Probably not. Particle has run more than one Gravité spot. At least one TV ad features a distinguished, silver-haired lead in office and city environments; a separate, widely discussed cut centers the blindfolded-women concept with a younger “mystery man.” And to complicate things further, a different Gravité commercial featured veteran Maine news anchor-turned-model Lee Nelson alongside Cindy Williams—evidence that the brand has tested multiple narratives with different on-camera talent. In short: different edits, different faces, same product push.
How the commercial uses psychology to sell scent
Fragrance is invisible, so perfume advertising leans on visual metaphors and social theater. Gravité’s blindfold device spotlights anticipation: remove sight and you heighten every other cue, particularly proximity and voice. The cinematography keeps the man slightly withheld—off-axis, partially framed, or entering after the setup—so the women’s reactions “sell” the fragrance before we ever see the bottle. The silver-haired edit runs a parallel play: competence as charisma.

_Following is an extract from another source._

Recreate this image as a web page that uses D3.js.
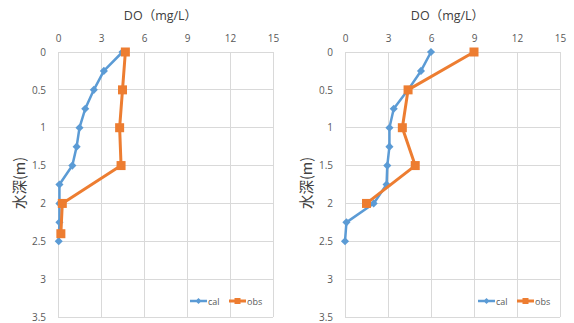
<!DOCTYPE html>
<html><head><meta charset="utf-8">
<script src="https://cdn.jsdelivr.net/npm/d3@7"></script>
<style>body{margin:0;background:#fff;}svg{display:block;font-family:"Open Sans","Noto Sans CJK JP",sans-serif;}</style>
</head><body>
<svg id="c" width="574" height="323"></svg>
<script>
const xTicks = [0, 3, 6, 9, 12, 15];
const yTicks = [0, 0.5, 1, 1.5, 2, 2.5, 3, 3.5];
const seriesNames = ["cal", "obs"];
const xTitle = "DO（mg/L）";
const yTitle = "水深(m)";

// Left chart
const leftCalDepth = [0, 0.25, 0.5, 0.75, 1.0, 1.25, 1.5, 1.75, 2.0, 2.25, 2.5];
const leftCalDO    = [4.5, 3.2, 2.5, 1.9, 1.5, 1.3, 1.0, 0.1, 0.1, 0.1, 0.05];
const leftObsDepth = [0, 0.5, 1.0, 1.5, 2.0, 2.4];
const leftObsDO    = [4.7, 4.5, 4.3, 4.4, 0.3, 0.2];

// Right chart
const rightCalDepth = [0, 0.25, 0.5, 0.75, 1.0, 1.25, 1.5, 1.75, 2.0, 2.25, 2.5];
const rightCalDO    = [6.0, 5.3, 4.4, 3.4, 3.1, 3.1, 2.95, 2.9, 2.0, 0.1, 0.0];
const rightObsDepth = [0, 0.5, 1.0, 1.5, 2.0];
const rightObsDO    = [9.0, 4.4, 4.0, 4.9, 1.5];

const colors = {cal: "#5B9BD5", obs: "#ED7D31"};
const svg = d3.select("#c");

function drawChart(left, cal, obs, legendX) {
  const right = left + 215, top = 52, bottom = 317;
  const x = d3.scaleLinear().domain([0, 15]).range([left, right]);
  const y = d3.scaleLinear().domain([0, 3.5]).range([top, bottom]);
  const g = svg.append("g");

  // grid
  g.selectAll(".vg").data(xTicks).join("line")
    .attr("x1", d => x(d)).attr("x2", d => x(d)).attr("y1", top).attr("y2", bottom)
    .attr("stroke", "#d9d9d9").attr("stroke-width", 1).attr("shape-rendering", "crispEdges");
  g.selectAll(".hg").data(yTicks).join("line")
    .attr("x1", left).attr("x2", right).attr("y1", d => y(d)).attr("y2", d => y(d))
    .attr("stroke", "#d9d9d9").attr("stroke-width", 1).attr("shape-rendering", "crispEdges");

  // axes (labels only)
  const xa = g.append("g").attr("transform", `translate(0,${top - 10})`)
    .call(d3.axisTop(x).tickValues(xTicks).tickSize(0).tickPadding(0));
  xa.select(".domain").remove();
  xa.selectAll("text").attr("font-size", 10).attr("fill", "#595959").attr("font-family", "Open Sans, sans-serif");

  const ya = g.append("g").attr("transform", `translate(${left - 12},0)`)
    .call(d3.axisLeft(y).tickValues(yTicks).tickFormat(d => String(d)).tickSize(0).tickPadding(0));
  ya.select(".domain").remove();
  ya.selectAll("text").attr("font-size", 10).attr("fill", "#595959").attr("font-family", "Open Sans, sans-serif");

  // titles
  g.append("text").attr("x", (left + right) / 2 - 5).attr("y", 20)
    .attr("text-anchor", "middle").attr("font-size", 12.5).attr("fill", "#404040")
    .attr("font-family", "Open Sans, Noto Sans CJK JP, sans-serif").text(xTitle);
  g.append("text").attr("transform", `translate(${left - 33},183) rotate(-90)`)
    .attr("text-anchor", "middle").attr("font-size", 14.5).attr("fill", "#404040")
    .attr("font-family", "Noto Sans CJK JP, sans-serif").text(yTitle);

  const line = d3.line().x(d => x(d[1])).y(d => y(d[0]));
  const calPts = cal[0].map((d, i) => [d, cal[1][i]]);
  const obsPts = obs[0].map((d, i) => [d, obs[1][i]]);

  g.append("path").datum(calPts).attr("d", line).attr("fill", "none")
    .attr("stroke", colors.cal).attr("stroke-width", 2.5).attr("stroke-linejoin", "round");
  g.selectAll(".cm").data(calPts).join("path")
    .attr("d", d3.symbol(d3.symbolDiamond2, 42))
    .attr("transform", d => `translate(${x(d[1])},${y(d[0])})`)
    .attr("fill", colors.cal);

  g.append("path").datum(obsPts).attr("d", line).attr("fill", "none")
    .attr("stroke", colors.obs).attr("stroke-width", 3).attr("stroke-linejoin", "round");
  g.selectAll(".om").data(obsPts).join("rect")
    .attr("x", d => x(d[1]) - 4.5).attr("y", d => y(d[0]) - 4.5)
    .attr("width", 9).attr("height", 9).attr("fill", colors.obs);

  // legend
  const ly = 301;
  seriesNames.forEach((name, i) => {
    const lx = legendX + i * 39;
    g.append("line").attr("x1", lx).attr("x2", lx + 17).attr("y1", ly).attr("y2", ly)
      .attr("stroke", colors[name]).attr("stroke-width", name === "obs" ? 3 : 2.5);
    if (name === "cal") {
      g.append("path").attr("d", d3.symbol(d3.symbolDiamond2, 22))
        .attr("transform", `translate(${lx + 8.5},${ly})`).attr("fill", colors[name]);
    } else {
      g.append("rect").attr("x", lx + 5.5).attr("y", ly - 3).attr("width", 6).attr("height", 6).attr("fill", colors[name]);
    }
    g.append("text").attr("x", lx + 18).attr("y", ly + 3.5).attr("font-size", 9)
      .attr("fill", "#595959").attr("font-family", "Open Sans, sans-serif").text(name);
  });
}

drawChart(58, [leftCalDepth, leftCalDO], [leftObsDepth, leftObsDO], 190);
drawChart(345, [rightCalDepth, rightCalDO], [rightObsDepth, rightObsDO], 478);
</script>
</body></html>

Button a cuff, adjust a tie, step into glass-and-steel daylight—each micro-action telegraphs authority and control, implying the scent is the signature that completes the look.
What Gravité is signaling about its target
Everything about the campaign—from the tailored wardrobe to the set design—speaks to a man who thinks in occasions: business lunches, cocktail hours, date nights, gallery openings. The bottle design (dark gradient, block serif) carries the same “modern classic” code. Taken together, the creative suggests a wearer who doesn’t chase novelty, but curates polish. Casting Fortin underlines that point: his public persona is less “boyish heartthrob,” more “grown-man style”—a strategic match for a cologne positioned to feel versatile yet upscale.
Particle
Is he also the voice in the spot?
Voiceovers can differ between cuts, markets, and lengths. Some uploads of Gravité creative explicitly credit a male VO artist on the content side, while the TV placements most people see use succinct narration or on-screen supers. In other words, the on-camera lead and the VO may not be the same person in every cut—a common practice in fragrance advertising where timing and licensing vary by buy.
Why this casting works (and why people remember it)
Great fragrance ads are mnemonic devices: a simple, sticky premise that lodges the bottle name in your head. Gravité’s “mystery man” concept gives viewers a hook (the blindfold line, the playful “bring it back” reactions), and its “executive elegance” edit offers a second hook (the ritual of dressing). Both keep the camera on gestures more than dialogue—turning, walking, uncapping, misting—so the scenes play silently in your memory. Fortin’s casting suits both tones: he reads as self-possessed in a close-up and as kinetic in a wide shot. That duality is why so many viewers head to search afterward with the same question you asked.